I want to believe him, but I don’t think I can.

He squeezes me tightly to his chest. “I have so much love for you, my sweet Cassie. My heart bursts with it. Never forget that.”

“I won’t.”

He reluctantly frees me and turns around, to where Fiske emerges out of the water. He nods to me, and from the look in his eyes, I know he’s trying to tell me something.

“I can’t communicate with him,” I say. “Or to any creature of the sea.”

“He is only reassuring you that all will be well. He does not wish for you to worry.”

“Thanks, Fiske. I’ll try to stay positive.”

Damarian once again envelops me in his arms. “Parting with you is so difficult. I miss you so much.”

“Me, too.”

“But I must go if I am to find answers. Please do not be sad. It causes me such pain when you are hurting.”

I touch his cheek. “As long as I’m apart from you, I’ll hurt. There’s nothing anyone can do about that.”

“Then I shall return to you with only good news.”

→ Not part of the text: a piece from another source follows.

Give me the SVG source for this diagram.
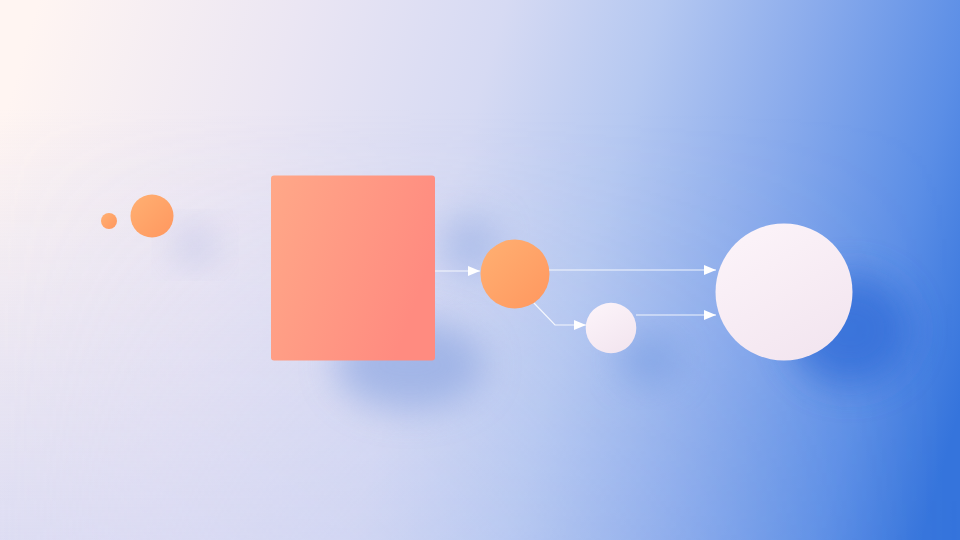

We break apart, but our hands are still clutched. Damarian moves further away, our hands drawing further apart. When they’re both stretched to the limit, he lets go and disappears under the water. I stare at the waves, watching them go from volatile to calm. Then I turn around, stuff my clothes into the bag of essentials, and trek home, my vision blurry from my tears.